A highly skilled workforce is necessary to compete in the global economy, support economic growth, and maintain the standard of living of the United States. US registered apprenticeships is an employer led training model that prepares workers for the skill requirements of in-demand occupations while providing the workers with recognized, national credentials and wages while in training.

 

A 2012 evaluation of registered apprenticeship programs by Mathematica Policy Research found that—

  • the tax return on every public dollar invested in registered apprenticeship programs was $27:1, and
  • individuals who completed registered apprenticeship programs earned over $240,000 more over their careers than individuals not participating in such programs.

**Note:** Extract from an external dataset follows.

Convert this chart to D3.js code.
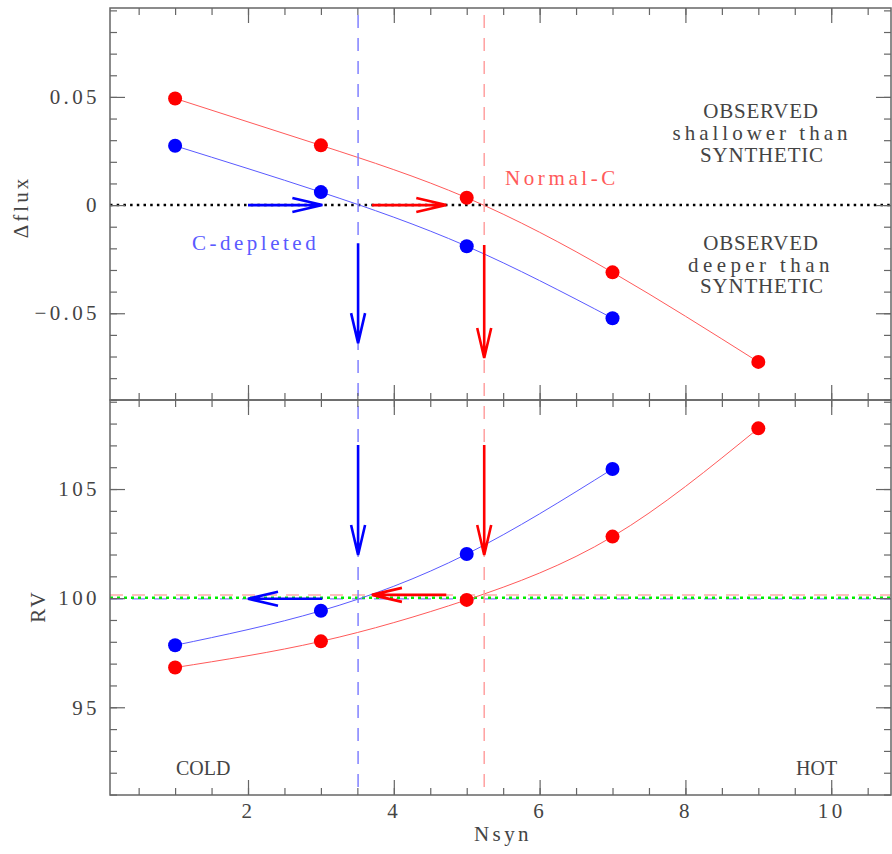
<!DOCTYPE html>
<html>
<head>
<meta charset="utf-8">
<script src="https://cdn.jsdelivr.net/npm/d3@7"></script>
<style>
body { margin: 0; background: #fff; }
text { font-family: "Liberation Serif", "DejaVu Serif", serif; }
</style>
</head>
<body>
<svg id="chart" width="892" height="854"></svg>
<script>
// values
var nsyn = [1, 3, 5, 7, 9];
var fluxNormal = [0.0493, 0.0276, 0.0034, -0.0311, -0.0725];
var fluxDepleted = [0.0274, 0.0060, -0.0190, -0.0523];
var rvNormal = [96.82, 98.02, 99.92, 102.82, 107.78];
var rvDepleted = [97.84, 99.42, 102.02, 105.92];

// best Nsyn for each model (vertical dashed lines)
var bestDepleted = 3.51;
var bestNormal = 5.24;
// reference RV lines
var rvRefNormal = 100.15;
var rvRefDepleted = 99.97;
var rvRefObserved = 100.02;

// arrows: [x1, y1, x2, y2] in data units
var fluxArrowsBlue = [[2.0, 0, 3.02, 0], [3.51, -0.0176, 3.51, -0.0638]];
var fluxArrowsRed = [[3.7, 0, 4.72, 0], [5.24, -0.0185, 5.24, -0.0707]];
var rvArrowsBlue = [[3.51, 107.02, 3.51, 101.98], [3.02, 99.97, 2.0, 99.97]];
var rvArrowsRed = [[5.24, 107.02, 5.24, 101.98], [4.72, 100.15, 3.7, 100.15]];

var xMajor = [2, 4, 6, 8, 10];
var xMinor = d3.range(0.5, 10.75, 0.5);
var fluxMajor = [-0.05, 0, 0.05];
var fluxMinor = d3.range(-9, 10).map(function (d) { return d / 100; });
var rvMajor = [95, 100, 105];
var rvMinor = d3.range(91, 110);

var svg = d3.select("#chart");
var left = 110, right = 891, plotTop = 8, mid = 400, bottom = 795;

var x = d3.scaleLinear().domain([0.107, 10.82]).range([left, right]);
var yFlux = d3.scaleLinear().domain([-0.0901, 0.0911]).range([mid, plotTop]);
var yRV = d3.scaleLinear().domain([90.98, 109.08]).range([bottom, mid]);

var axisColor = "#666";
var textColor = "#444";

function styleAxis(g) {
  g.select(".domain").remove();
  g.selectAll("line").attr("stroke", axisColor).attr("stroke-width", 1.2);
  g.selectAll("text")
    .attr("fill", textColor)
    .attr("font-size", "21px")
    .attr("letter-spacing", "3.4px")
    .style("font-family", "Liberation Serif");
}

function frameAxes(yScale, yMajor, yMinor, y0, y1, fmt, showX) {
  // left
  svg.append("g").attr("transform", "translate(" + left + ",0)")
    .call(d3.axisLeft(yScale).tickValues(yMinor).tickSize(-7).tickFormat(""))
    .call(styleAxis);
  svg.append("g").attr("transform", "translate(" + left + ",0)")
    .call(d3.axisLeft(yScale).tickValues(yMajor).tickSize(-15).tickPadding(10).tickFormat(fmt))
    .call(styleAxis);
  // right
  svg.append("g").attr("transform", "translate(" + right + ",0)")
    .call(d3.axisRight(yScale).tickValues(yMinor).tickSize(-7).tickFormat(""))
    .call(styleAxis);
  svg.append("g").attr("transform", "translate(" + right + ",0)")
    .call(d3.axisRight(yScale).tickValues(yMajor).tickSize(-15).tickFormat(""))
    .call(styleAxis);
  // top of panel
  svg.append("g").attr("transform", "translate(0," + y0 + ")")
    .call(d3.axisTop(x).tickValues(xMinor).tickSize(-7).tickFormat(""))
    .call(styleAxis);
  svg.append("g").attr("transform", "translate(0," + y0 + ")")
    .call(d3.axisTop(x).tickValues(xMajor).tickSize(-15).tickFormat(""))
    .call(styleAxis);
  // bottom of panel
  svg.append("g").attr("transform", "translate(0," + y1 + ")")
    .call(d3.axisBottom(x).tickValues(xMinor).tickSize(-7).tickFormat(""))
    .call(styleAxis);
  svg.append("g").attr("transform", "translate(0," + y1 + ")")
    .call(d3.axisBottom(x).tickValues(xMajor).tickSize(-15).tickPadding(8)
      .tickFormat(showX ? d3.format("d") : ""))
    .call(styleAxis);
  svg.append("rect")
    .attr("x", left).attr("y", y0)
    .attr("width", right - left).attr("height", y1 - y0)
    .attr("fill", "none").attr("stroke", axisColor).attr("stroke-width", 1.5);
}

function arrow(yScale, a, color) {
  var x1 = x(a[0]), y1 = yScale(a[1]), x2 = x(a[2]), y2 = yScale(a[3]);
  var ang = Math.atan2(y2 - y1, x2 - x1);
  var L = 30, W = 7;
  var bx = x2 - L * Math.cos(ang), by = y2 - L * Math.sin(ang);
  var px = -Math.sin(ang) * W, py = Math.cos(ang) * W;
  svg.append("path")
    .attr("d", "M" + x1 + "," + y1 + "L" + x2 + "," + y2 +
      "M" + (bx + px) + "," + (by + py) + "L" + x2 + "," + y2 + "L" + (bx - px) + "," + (by - py))
    .attr("fill", "none")
    .attr("stroke", color)
    .attr("stroke-width", 2.6);
}

function curve(xs, ys, yScale, color) {
  var pts = ys.map(function (v, i) { return [xs[i], v]; });
  svg.append("path")
    .datum(pts)
    .attr("d", d3.line().x(function (d) { return x(d[0]); })
      .y(function (d) { return yScale(d[1]); }).curve(d3.curveNatural))
    .attr("fill", "none").attr("stroke", color).attr("stroke-width", 1);
  svg.append("g").selectAll("circle").data(pts).join("circle")
    .attr("cx", function (d) { return x(d[0]); })
    .attr("cy", function (d) { return yScale(d[1]); })
    .attr("r", 7)
    .attr("fill", color === "#ff5a5a" ? "#ff0000" : "#0000ff");
}

var fluxFmt = function (d) { return d === 0 ? "0" : d3.format(".2f")(d); };

// ---------- top panel ----------
svg.append("line")
  .attr("x1", left).attr("x2", right)
  .attr("y1", yFlux(0)).attr("y2", yFlux(0))
  .attr("stroke", "#000").attr("stroke-width", 2.5)
  .attr("stroke-dasharray", "2.5,4.2");

curve(nsyn, fluxNormal, yFlux, "#ff5a5a");
curve(nsyn.slice(0, 4), fluxDepleted, yFlux, "#5a5aff");

// ---------- bottom panel ----------
svg.append("line")
  .attr("x1", left).attr("x2", right)
  .attr("y1", yRV(rvRefNormal)).attr("y2", yRV(rvRefNormal))
  .attr("stroke", "#ffaaaa").attr("stroke-width", 1.5)
  .attr("stroke-dasharray", "13,9");
svg.append("line")
  .attr("x1", left).attr("x2", right)
  .attr("y1", yRV(rvRefDepleted)).attr("y2", yRV(rvRefDepleted))
  .attr("stroke", "#8080ff").attr("stroke-width", 1.3)
  .attr("stroke-dasharray", "13,9");
svg.append("line")
  .attr("x1", left).attr("x2", right)
  .attr("y1", yRV(rvRefObserved)).attr("y2", yRV(rvRefObserved))
  .attr("stroke", "#00ee00").attr("stroke-width", 2.5)
  .attr("stroke-dasharray", "3,4");

curve(nsyn, rvNormal, yRV, "#ff5a5a");
curve(nsyn.slice(0, 4), rvDepleted, yRV, "#5a5aff");

// vertical dashed lines over both panels
[[bestDepleted, "#8080ff"], [bestNormal, "#ffa0a0"]].forEach(function (v) {
  svg.append("line")
    .attr("x1", x(v[0])).attr("x2", x(v[0]))
    .attr("y1", plotTop).attr("y2", bottom)
    .attr("stroke", v[1]).attr("stroke-width", 1.5)
    .attr("stroke-dasharray", "13,10")
    .attr("stroke-dashoffset", 16);
});

fluxArrowsBlue.forEach(function (a) { arrow(yFlux, a, "#0000ff"); });
fluxArrowsRed.forEach(function (a) { arrow(yFlux, a, "#ff0000"); });
rvArrowsBlue.forEach(function (a) { arrow(yRV, a, "#0000ff"); });
rvArrowsRed.forEach(function (a) { arrow(yRV, a, "#ff0000"); });

frameAxes(yFlux, fluxMajor, fluxMinor, plotTop, mid, fluxFmt, false);
frameAxes(yRV, rvMajor, rvMinor, mid, bottom, d3.format("d"), true);

// ---------- labels ----------
function label(txt, px, py, opts) {
  var t = svg.append("text")
    .attr("x", px).attr("y", py)
    .attr("font-size", (opts.size || 21) + "px")
    .attr("letter-spacing", (opts.ls || 0) + "px")
    .attr("fill", opts.color || textColor)
    .attr("text-anchor", opts.anchor || "start")
    .text(txt);
  if (opts.rotate) t.attr("transform", "rotate(-90," + px + "," + py + ")");
  return t;
}

label("OBSERVED", 761, 118, { anchor: "middle", ls: 0.8 });
label("shallower than", 762, 140, { anchor: "middle", ls: 4 });
label("SYNTHETIC", 762, 162, { anchor: "middle", ls: 0.8 });
label("OBSERVED", 761, 250, { anchor: "middle", ls: 0.8 });
label("deeper than", 761, 272, { anchor: "middle", ls: 4.4 });
label("SYNTHETIC", 762, 293, { anchor: "middle", ls: 0.8 });

label("Normal-C", 505, 185, { ls: 3.6, color: "#ff5a5a" });
label("C-depleted", 192, 250, { ls: 3.5, color: "#5a5aff" });

label("COLD", 176, 775, { size: 20 });
label("HOT", 796, 775, { size: 20 });

label("Nsyn", 503, 841, { anchor: "middle", ls: 3.4 });
label("\u0394flux", 28, 207, { anchor: "middle", ls: 3, rotate: true });
label("RV", 45, 606, { anchor: "middle", ls: 3, rotate: true });
</script>
</body>
</html>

A 21st century workforce requires that registered apprenticeships are thriving in all economic sectors, including service, information, trades, finance, manufacturing and healthcare.

 

The EARNS Act:

  • codifies the Office of Apprenticeship at the U.S. Department of Labor, allowing for Congressional oversight and budgetary regular authority;
  • supports and promotes the development of pre-apprenticeship programs by investing in training with a required link to a registered apprenticeship placement;
  • promotes greater diversity in registered apprenticeship programs;
  • aligns registered apprenticeship programs with other federal education and training programs and with state and local workforce development boards;
  • establishes a National Advisory Committee on Apprenticeships, sets its membership, and tasks the Committee to make recommendations on streamlining the registration process and maintain standards;
  • requires an evaluation of the return on federal investment in improving skills and employability of participants and alignment with employer workforce needs;
  • establishes a voluntary Registered Apprenticeship College Collaborative to create a mechanism for conferring academic credit for employer led, on-the-job training and experiential learning and to expand registered apprenticeships as a post-secondary education option; and
  • expands the number employers offering registered apprenticeships by making available funds to defray the upfront costs for companies that create their first apprenticeship program or add companies to existing registered apprenticeships.

 

The EARNS Act will:

  • increase the number of highly skilled workers in in-demand industry sectors and occupations;
  • increase the attainment of recognized postsecondary credentials by participants;
  • increase awareness among students, parents, workers, and employers about the value of the registered apprenticeship program model as an effective earn-and-learn model;
  • support the expansion of registered apprenticeship programs with employers, joint labor management partnerships, and other program sponsors;
  • support the development and expansion of pre-apprenticeship programs that prepare workers for success in an employer led registered apprenticeship program; and
  • support a closer alignment between registered apprenticeship programs, the workforce development system, and postsecondary education.